→ Data provided
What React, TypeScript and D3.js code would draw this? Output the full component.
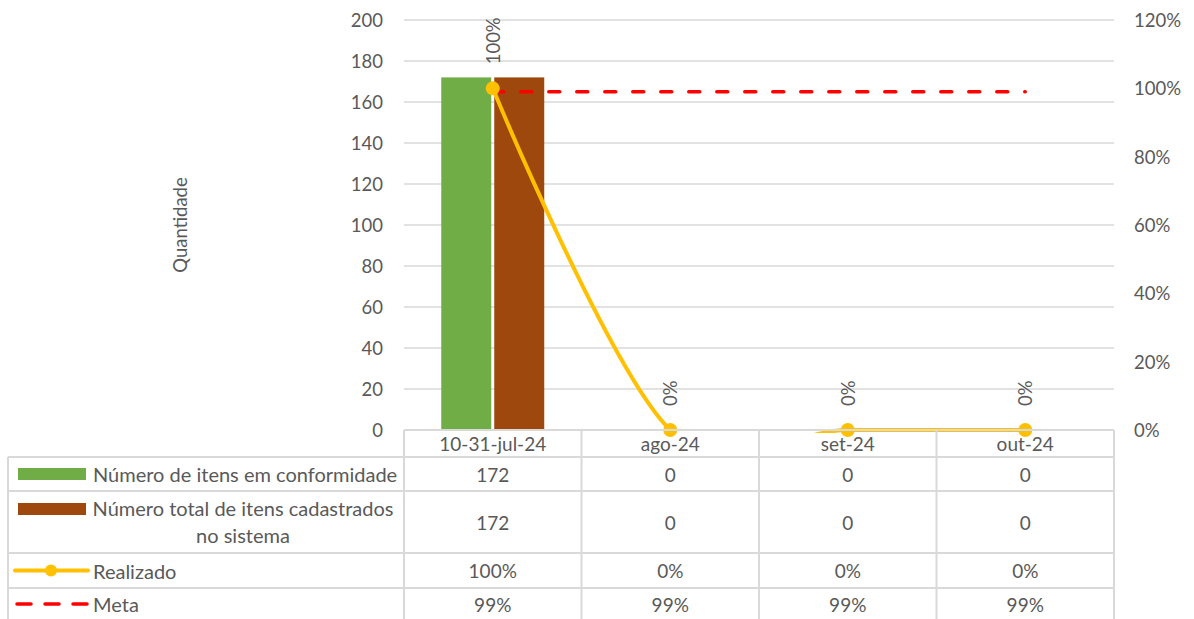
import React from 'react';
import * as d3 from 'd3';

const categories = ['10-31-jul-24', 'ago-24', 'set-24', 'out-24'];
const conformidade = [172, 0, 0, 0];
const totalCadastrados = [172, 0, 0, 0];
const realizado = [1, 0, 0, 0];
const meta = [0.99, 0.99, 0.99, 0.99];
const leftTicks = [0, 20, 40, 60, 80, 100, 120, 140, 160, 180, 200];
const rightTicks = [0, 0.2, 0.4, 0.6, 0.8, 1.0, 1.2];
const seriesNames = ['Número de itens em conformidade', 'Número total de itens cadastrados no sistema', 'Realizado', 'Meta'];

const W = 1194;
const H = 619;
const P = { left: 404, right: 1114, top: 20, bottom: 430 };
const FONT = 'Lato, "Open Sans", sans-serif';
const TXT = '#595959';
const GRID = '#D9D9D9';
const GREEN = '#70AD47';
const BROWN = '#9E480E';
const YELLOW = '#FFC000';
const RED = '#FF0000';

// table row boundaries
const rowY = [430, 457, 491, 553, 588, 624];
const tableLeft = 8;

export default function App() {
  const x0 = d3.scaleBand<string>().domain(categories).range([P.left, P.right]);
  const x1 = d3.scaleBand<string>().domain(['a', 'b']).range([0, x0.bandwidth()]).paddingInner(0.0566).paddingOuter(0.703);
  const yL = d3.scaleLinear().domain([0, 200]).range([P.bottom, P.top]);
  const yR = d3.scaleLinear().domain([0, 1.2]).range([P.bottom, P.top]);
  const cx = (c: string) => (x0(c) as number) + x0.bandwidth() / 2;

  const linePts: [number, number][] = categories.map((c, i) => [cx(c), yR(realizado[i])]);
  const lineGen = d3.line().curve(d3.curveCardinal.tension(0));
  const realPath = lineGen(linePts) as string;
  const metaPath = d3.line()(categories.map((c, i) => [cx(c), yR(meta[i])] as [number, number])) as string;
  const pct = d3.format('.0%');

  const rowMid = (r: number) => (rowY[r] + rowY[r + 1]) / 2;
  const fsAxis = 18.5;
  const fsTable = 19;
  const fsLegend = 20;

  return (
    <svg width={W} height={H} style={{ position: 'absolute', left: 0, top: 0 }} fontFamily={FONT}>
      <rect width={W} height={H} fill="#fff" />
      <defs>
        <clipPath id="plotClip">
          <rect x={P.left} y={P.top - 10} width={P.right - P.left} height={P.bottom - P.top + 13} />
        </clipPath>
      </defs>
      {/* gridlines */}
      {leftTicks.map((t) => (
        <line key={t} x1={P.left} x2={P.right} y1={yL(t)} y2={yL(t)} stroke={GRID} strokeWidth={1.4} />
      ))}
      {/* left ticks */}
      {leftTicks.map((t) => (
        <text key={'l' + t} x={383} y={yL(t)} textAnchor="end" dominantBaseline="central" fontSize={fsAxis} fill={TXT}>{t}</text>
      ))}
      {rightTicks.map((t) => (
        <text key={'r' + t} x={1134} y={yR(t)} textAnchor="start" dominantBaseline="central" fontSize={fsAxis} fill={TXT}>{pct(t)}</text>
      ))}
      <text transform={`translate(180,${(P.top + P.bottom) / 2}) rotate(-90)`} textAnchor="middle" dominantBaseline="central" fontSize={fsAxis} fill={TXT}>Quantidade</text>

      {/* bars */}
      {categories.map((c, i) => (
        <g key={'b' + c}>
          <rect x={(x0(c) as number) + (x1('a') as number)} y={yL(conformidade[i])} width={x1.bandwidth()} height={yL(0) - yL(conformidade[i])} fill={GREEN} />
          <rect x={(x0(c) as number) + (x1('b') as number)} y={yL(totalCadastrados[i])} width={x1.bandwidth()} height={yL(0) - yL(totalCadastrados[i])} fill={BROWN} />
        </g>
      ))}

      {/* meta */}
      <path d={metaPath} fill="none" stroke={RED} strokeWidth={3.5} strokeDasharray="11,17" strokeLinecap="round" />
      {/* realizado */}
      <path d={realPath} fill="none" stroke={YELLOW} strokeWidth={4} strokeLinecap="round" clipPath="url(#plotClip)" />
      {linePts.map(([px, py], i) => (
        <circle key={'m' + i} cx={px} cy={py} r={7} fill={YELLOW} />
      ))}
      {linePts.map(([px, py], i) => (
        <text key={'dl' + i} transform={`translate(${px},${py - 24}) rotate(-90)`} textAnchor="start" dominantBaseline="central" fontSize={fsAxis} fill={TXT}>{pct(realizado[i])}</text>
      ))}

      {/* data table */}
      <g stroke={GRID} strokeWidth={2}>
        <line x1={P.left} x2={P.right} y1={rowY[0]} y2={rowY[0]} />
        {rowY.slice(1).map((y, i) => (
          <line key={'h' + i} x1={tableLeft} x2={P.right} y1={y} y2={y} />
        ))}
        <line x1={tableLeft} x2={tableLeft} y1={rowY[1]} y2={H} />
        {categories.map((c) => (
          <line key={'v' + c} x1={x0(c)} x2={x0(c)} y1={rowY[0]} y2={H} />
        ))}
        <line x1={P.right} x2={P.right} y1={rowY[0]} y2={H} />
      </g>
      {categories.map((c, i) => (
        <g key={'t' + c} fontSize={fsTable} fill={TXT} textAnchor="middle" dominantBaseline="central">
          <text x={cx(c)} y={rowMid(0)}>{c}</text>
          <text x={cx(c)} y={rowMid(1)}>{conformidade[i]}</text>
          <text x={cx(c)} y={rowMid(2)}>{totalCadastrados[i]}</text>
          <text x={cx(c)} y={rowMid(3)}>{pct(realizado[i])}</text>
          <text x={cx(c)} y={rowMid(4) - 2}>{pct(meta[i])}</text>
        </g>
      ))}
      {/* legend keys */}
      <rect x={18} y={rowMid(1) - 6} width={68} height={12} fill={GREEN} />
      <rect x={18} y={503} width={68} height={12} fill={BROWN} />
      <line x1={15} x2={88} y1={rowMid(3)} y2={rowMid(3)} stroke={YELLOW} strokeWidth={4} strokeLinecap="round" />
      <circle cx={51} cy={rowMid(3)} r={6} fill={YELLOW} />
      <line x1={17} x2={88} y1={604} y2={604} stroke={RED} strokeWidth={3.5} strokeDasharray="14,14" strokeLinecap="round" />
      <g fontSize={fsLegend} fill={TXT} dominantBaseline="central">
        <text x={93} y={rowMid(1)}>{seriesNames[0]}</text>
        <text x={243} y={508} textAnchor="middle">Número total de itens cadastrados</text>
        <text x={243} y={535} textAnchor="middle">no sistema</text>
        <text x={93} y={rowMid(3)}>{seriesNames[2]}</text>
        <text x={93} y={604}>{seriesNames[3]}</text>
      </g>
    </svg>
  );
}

→ Challenge
Pictures are excluded: retype only the lines from the beginning of the listing above through the line with "import * as d3 from 'd3';", both included.

→ Task output
What React, TypeScript and D3.js code would draw this? Output the full component.
import React from 'react';
import * as d3 from 'd3';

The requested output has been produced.